Copy out all lines that carry the word "this".
--- BEGIN PROVIDED MATERIAL ---
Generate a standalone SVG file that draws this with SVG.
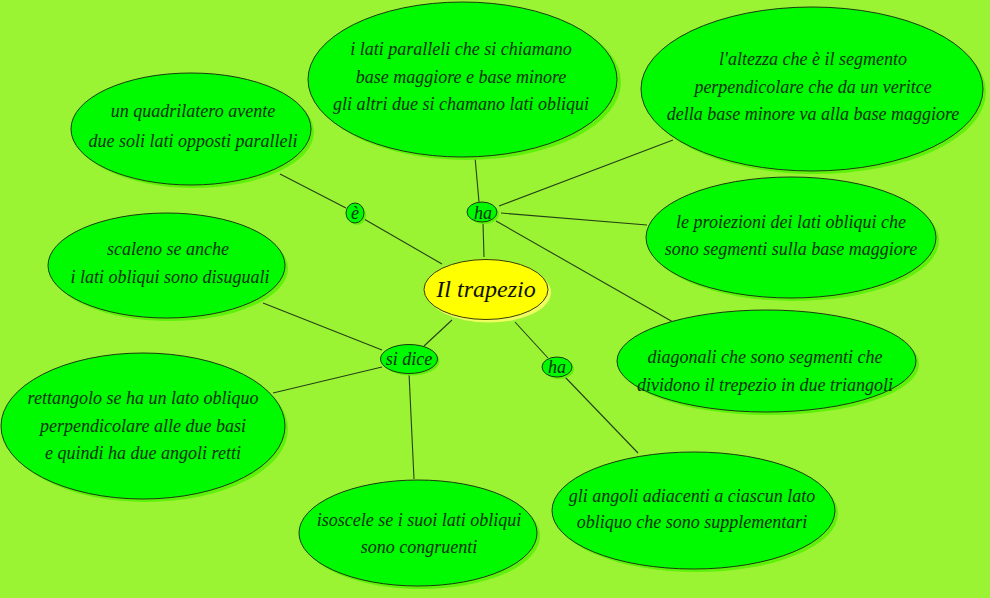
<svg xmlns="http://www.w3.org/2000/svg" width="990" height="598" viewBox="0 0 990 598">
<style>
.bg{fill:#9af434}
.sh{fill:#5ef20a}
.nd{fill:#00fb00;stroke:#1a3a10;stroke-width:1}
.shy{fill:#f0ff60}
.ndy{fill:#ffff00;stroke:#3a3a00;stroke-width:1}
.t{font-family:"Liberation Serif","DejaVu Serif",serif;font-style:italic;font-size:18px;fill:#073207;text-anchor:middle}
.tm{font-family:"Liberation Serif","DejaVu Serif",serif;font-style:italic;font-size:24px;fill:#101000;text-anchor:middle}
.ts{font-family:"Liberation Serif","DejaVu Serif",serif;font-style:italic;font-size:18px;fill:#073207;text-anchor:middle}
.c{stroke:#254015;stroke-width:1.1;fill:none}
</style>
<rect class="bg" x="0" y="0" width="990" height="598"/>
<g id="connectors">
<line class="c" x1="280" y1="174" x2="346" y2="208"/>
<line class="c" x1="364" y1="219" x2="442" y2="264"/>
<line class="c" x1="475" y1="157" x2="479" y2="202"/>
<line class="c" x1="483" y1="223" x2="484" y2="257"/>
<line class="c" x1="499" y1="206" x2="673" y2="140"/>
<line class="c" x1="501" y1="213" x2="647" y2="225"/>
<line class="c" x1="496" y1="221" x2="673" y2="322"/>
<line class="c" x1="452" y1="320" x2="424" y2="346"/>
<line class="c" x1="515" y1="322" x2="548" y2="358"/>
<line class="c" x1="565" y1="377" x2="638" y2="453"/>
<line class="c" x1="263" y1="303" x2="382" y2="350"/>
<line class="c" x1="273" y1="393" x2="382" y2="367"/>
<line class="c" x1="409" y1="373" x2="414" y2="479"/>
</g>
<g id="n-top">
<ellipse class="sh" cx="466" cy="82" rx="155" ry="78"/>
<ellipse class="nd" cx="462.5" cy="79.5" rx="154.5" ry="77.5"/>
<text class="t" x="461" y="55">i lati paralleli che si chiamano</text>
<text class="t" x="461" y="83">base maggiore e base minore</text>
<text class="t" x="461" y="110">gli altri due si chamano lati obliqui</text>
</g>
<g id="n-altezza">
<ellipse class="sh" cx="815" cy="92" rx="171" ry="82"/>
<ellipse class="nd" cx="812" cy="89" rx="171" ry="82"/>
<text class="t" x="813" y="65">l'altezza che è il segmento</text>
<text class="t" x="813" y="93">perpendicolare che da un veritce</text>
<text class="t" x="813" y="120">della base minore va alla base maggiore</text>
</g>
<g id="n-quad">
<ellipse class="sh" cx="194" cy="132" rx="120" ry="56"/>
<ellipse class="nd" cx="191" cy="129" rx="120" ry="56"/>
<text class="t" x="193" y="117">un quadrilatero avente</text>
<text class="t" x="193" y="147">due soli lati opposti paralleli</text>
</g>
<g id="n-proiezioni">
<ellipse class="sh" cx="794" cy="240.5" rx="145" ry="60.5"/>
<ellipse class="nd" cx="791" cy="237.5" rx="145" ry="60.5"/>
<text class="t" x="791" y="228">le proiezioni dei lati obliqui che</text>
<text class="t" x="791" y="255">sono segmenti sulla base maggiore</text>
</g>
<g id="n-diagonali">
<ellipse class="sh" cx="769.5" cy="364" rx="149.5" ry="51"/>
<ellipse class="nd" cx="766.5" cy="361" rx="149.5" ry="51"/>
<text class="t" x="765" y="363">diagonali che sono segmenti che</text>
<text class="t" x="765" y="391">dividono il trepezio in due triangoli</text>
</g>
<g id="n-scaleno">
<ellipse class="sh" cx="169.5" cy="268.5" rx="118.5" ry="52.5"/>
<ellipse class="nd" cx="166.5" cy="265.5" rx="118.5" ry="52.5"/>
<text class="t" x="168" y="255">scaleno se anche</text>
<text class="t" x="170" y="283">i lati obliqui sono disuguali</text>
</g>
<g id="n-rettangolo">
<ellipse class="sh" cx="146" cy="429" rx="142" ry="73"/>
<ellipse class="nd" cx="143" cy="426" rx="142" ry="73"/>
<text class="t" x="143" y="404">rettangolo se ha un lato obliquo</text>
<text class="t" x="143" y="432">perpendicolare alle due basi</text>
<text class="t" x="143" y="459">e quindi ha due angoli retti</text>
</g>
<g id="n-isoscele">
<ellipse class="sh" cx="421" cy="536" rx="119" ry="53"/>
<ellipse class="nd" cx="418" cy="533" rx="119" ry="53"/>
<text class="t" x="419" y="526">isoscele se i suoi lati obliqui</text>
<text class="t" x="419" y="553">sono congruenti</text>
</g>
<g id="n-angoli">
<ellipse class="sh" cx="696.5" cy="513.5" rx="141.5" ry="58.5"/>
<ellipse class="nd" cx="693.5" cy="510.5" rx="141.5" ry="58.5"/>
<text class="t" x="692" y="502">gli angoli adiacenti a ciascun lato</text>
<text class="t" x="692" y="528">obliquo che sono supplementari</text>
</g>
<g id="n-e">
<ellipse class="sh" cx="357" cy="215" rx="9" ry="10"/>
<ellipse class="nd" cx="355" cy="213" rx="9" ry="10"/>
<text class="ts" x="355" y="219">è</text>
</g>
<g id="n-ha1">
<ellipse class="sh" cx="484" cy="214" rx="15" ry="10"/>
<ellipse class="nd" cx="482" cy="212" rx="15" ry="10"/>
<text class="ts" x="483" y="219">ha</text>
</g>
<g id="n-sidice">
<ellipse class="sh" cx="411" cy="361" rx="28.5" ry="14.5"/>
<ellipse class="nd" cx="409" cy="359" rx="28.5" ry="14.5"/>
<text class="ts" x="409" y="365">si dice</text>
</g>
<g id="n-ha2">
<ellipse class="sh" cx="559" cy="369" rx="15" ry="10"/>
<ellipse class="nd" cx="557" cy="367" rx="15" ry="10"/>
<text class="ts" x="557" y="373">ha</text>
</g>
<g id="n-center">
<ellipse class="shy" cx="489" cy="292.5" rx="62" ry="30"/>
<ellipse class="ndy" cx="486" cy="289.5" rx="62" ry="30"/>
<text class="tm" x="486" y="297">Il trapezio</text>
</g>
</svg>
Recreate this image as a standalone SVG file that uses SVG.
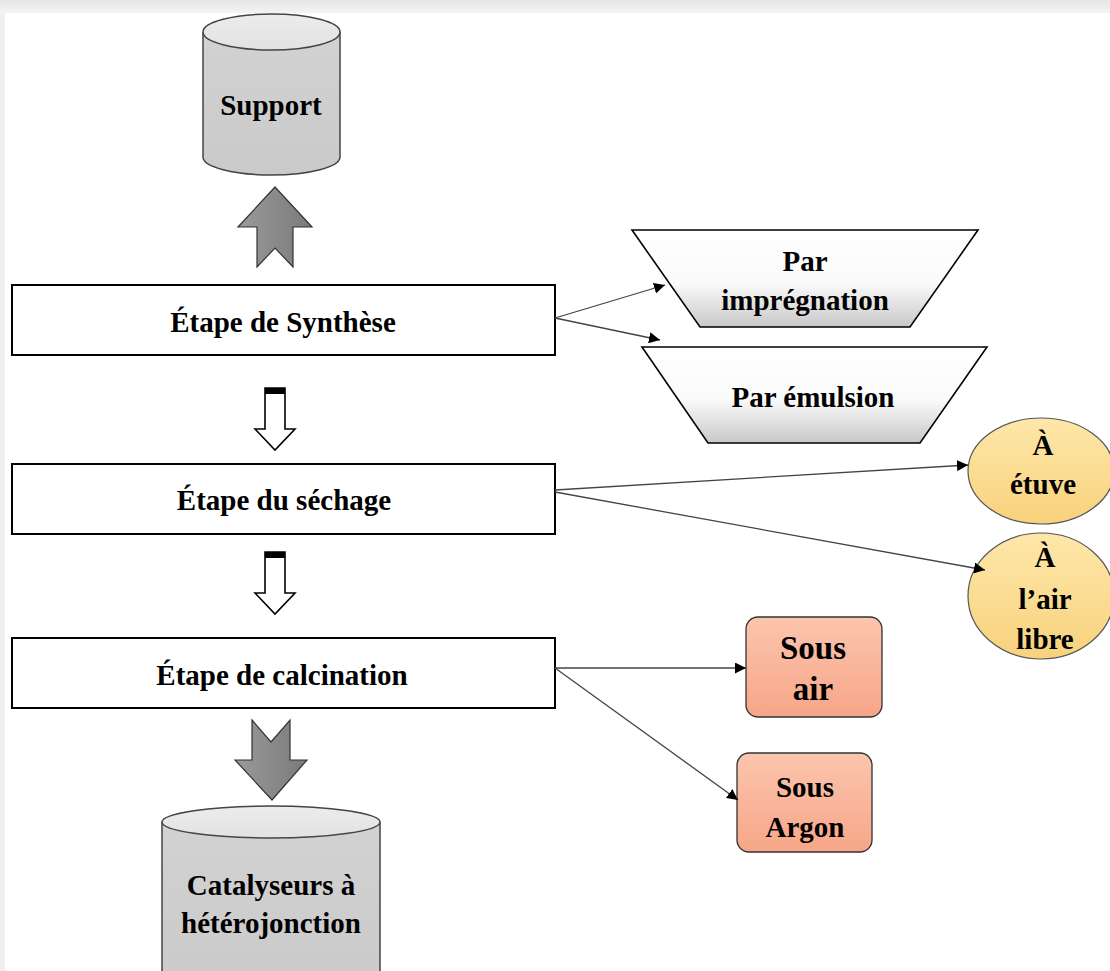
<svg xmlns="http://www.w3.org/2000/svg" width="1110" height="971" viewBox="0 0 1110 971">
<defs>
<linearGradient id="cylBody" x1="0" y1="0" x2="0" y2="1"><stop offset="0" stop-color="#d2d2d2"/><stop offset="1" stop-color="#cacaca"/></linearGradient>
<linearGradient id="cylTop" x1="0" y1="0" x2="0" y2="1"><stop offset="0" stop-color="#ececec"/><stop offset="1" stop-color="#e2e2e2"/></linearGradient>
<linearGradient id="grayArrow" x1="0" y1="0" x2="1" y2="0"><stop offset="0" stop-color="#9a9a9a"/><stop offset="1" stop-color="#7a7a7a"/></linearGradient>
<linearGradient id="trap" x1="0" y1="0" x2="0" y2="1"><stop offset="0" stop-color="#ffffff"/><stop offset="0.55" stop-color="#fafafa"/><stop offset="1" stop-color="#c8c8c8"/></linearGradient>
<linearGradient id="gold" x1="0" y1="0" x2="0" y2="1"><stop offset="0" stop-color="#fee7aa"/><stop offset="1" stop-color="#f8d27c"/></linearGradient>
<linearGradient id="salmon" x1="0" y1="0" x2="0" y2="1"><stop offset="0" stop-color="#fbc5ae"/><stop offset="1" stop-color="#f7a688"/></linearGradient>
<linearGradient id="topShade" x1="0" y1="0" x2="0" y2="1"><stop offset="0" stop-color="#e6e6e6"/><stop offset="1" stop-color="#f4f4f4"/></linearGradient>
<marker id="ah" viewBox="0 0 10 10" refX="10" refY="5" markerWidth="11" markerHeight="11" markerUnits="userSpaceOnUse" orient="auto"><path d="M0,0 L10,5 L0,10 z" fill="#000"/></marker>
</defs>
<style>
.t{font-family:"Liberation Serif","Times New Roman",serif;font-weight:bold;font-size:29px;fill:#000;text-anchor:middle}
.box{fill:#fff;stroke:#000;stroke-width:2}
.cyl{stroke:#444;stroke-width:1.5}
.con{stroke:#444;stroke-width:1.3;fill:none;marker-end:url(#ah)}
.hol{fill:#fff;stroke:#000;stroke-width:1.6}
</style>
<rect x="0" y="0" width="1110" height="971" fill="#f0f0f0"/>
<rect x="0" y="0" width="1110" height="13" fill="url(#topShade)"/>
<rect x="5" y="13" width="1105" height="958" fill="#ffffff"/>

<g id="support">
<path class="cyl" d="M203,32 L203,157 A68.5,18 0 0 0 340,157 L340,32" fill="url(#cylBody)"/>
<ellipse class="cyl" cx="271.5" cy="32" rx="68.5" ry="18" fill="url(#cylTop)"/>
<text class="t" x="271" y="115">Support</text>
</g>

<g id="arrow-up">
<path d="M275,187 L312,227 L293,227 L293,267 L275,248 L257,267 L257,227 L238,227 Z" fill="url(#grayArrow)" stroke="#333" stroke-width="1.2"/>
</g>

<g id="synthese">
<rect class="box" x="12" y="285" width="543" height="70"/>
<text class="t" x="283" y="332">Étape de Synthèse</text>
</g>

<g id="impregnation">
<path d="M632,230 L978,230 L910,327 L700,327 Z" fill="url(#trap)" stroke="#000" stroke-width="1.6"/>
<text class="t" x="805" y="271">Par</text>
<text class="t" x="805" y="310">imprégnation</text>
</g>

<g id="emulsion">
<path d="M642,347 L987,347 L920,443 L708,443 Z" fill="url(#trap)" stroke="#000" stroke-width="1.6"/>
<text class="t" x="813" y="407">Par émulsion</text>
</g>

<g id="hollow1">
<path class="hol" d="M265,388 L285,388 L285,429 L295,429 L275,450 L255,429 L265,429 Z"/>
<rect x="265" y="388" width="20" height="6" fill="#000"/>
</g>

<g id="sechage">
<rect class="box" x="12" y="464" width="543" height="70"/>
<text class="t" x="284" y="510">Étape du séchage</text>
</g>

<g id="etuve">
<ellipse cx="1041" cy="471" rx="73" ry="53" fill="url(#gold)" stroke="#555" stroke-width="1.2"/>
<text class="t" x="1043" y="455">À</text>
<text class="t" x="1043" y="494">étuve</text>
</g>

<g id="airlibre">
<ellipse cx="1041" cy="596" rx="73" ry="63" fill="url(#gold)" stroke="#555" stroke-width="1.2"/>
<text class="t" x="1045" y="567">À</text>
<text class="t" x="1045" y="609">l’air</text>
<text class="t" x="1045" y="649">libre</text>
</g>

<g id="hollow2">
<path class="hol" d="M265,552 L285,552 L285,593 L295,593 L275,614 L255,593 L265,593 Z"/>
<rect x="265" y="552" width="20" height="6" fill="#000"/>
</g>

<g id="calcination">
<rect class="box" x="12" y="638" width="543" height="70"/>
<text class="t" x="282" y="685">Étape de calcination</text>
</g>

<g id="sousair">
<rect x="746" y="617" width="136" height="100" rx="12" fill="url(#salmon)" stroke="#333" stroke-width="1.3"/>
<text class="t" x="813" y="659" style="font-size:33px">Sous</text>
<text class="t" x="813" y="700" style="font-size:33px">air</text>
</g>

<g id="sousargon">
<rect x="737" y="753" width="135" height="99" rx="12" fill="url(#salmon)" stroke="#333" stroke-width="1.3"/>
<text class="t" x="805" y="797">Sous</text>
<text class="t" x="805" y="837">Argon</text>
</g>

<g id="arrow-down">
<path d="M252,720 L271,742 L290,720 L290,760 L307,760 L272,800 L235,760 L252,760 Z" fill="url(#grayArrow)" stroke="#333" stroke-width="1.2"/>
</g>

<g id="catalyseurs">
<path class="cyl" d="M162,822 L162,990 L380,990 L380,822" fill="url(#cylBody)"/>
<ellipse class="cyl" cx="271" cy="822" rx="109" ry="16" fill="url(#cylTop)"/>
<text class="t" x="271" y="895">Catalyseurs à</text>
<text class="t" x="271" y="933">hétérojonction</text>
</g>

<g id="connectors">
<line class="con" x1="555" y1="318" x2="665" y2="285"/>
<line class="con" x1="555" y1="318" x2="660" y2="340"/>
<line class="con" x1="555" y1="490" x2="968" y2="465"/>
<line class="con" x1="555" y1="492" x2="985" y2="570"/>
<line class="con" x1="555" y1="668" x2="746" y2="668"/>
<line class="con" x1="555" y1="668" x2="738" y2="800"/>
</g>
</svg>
--- END PROVIDED MATERIAL ---
» **IN RESPONSE**:
Generate a standalone SVG file that draws this with SVG.
Recreate this image as a standalone SVG file that uses SVG.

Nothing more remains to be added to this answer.